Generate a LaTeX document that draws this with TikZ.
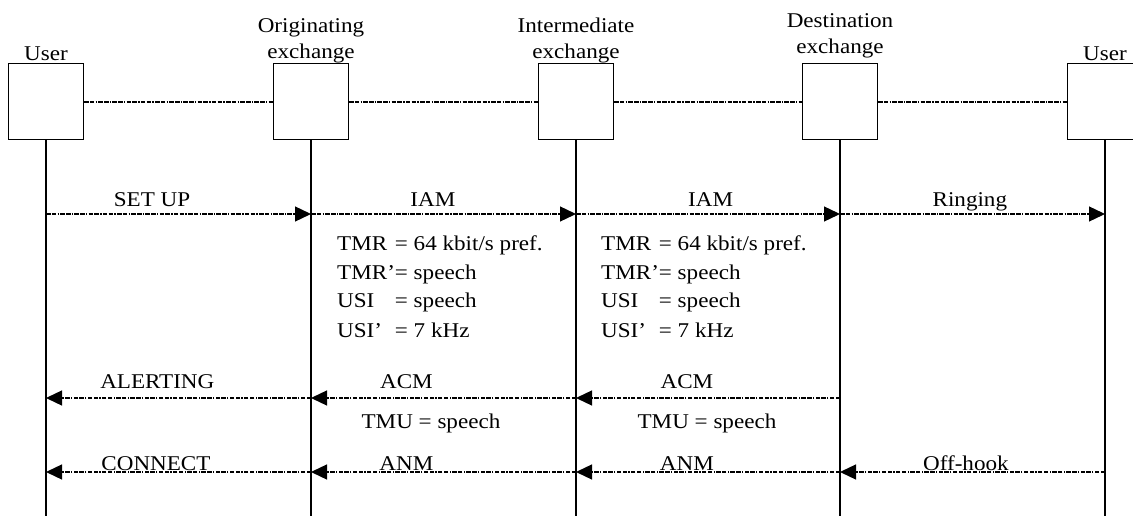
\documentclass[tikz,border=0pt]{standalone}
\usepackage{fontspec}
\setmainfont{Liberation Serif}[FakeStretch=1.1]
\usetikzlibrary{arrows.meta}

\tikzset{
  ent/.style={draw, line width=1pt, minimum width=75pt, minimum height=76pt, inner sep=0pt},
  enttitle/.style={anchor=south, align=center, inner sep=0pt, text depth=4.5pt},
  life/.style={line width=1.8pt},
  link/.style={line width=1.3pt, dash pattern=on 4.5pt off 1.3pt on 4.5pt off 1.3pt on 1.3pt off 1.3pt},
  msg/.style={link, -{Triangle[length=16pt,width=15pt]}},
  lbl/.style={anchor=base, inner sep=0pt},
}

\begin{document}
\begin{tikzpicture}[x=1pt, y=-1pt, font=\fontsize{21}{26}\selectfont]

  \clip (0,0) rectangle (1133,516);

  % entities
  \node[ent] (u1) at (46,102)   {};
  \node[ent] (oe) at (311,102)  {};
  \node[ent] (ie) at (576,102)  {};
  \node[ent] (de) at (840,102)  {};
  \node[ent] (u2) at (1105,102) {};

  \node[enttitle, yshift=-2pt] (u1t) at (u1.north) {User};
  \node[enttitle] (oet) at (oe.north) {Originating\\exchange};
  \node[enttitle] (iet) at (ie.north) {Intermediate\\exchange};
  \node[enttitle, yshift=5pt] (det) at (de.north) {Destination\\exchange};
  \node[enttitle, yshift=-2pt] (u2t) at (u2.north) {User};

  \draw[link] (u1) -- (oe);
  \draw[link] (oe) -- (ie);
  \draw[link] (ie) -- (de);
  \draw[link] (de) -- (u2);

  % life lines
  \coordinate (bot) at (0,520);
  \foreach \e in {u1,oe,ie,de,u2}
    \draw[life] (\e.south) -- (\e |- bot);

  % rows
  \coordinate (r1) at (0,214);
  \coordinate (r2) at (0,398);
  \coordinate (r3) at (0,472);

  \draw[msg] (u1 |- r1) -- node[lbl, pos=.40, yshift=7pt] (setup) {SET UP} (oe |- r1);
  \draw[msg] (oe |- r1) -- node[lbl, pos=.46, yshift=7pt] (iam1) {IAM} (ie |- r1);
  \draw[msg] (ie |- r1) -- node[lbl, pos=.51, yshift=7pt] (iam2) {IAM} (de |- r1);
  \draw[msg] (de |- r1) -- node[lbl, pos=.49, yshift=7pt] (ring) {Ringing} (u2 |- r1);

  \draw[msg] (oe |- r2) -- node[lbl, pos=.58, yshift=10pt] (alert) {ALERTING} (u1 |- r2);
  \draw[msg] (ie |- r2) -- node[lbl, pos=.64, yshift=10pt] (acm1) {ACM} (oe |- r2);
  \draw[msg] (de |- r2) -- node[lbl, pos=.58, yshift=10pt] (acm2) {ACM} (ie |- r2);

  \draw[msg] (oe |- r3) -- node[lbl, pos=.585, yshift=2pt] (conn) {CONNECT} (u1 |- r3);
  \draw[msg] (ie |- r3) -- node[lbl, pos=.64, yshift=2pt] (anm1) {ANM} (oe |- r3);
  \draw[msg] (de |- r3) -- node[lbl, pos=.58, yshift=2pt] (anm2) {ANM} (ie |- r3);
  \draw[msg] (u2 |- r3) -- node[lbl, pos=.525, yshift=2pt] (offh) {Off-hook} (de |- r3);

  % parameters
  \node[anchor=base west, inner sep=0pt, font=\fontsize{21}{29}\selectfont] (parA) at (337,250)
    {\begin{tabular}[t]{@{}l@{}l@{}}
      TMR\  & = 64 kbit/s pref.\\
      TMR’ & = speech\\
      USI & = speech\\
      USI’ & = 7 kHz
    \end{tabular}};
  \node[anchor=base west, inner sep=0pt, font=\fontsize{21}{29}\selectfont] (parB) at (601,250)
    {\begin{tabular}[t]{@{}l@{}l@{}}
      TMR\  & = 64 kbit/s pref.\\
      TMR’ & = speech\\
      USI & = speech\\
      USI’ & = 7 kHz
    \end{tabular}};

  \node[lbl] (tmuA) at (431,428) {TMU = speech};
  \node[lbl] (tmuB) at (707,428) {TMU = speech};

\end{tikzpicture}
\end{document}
*-*-*
Set exercise> Return exactly what appears from the opening line of the material through the line with "(0,0) rectangle (1133,516);", apart from the pictures.

Task response>
Generate a LaTeX document that draws this with TikZ.
\documentclass[tikz,border=0pt]{standalone}
\usepackage{fontspec}
\setmainfont{Liberation Serif}[FakeStretch=1.1]
\usetikzlibrary{arrows.meta}

\tikzset{
  ent/.style={draw, line width=1pt, minimum width=75pt, minimum height=76pt, inner sep=0pt},
  enttitle/.style={anchor=south, align=center, inner sep=0pt, text depth=4.5pt},
  life/.style={line width=1.8pt},
  link/.style={line width=1.3pt, dash pattern=on 4.5pt off 1.3pt on 4.5pt off 1.3pt on 1.3pt off 1.3pt},
  msg/.style={link, -{Triangle[length=16pt,width=15pt]}},
  lbl/.style={anchor=base, inner sep=0pt},
}

\begin{document}
\begin{tikzpicture}[x=1pt, y=-1pt, font=\fontsize{21}{26}\selectfont]

  \clip (0,0) rectangle (1133,516);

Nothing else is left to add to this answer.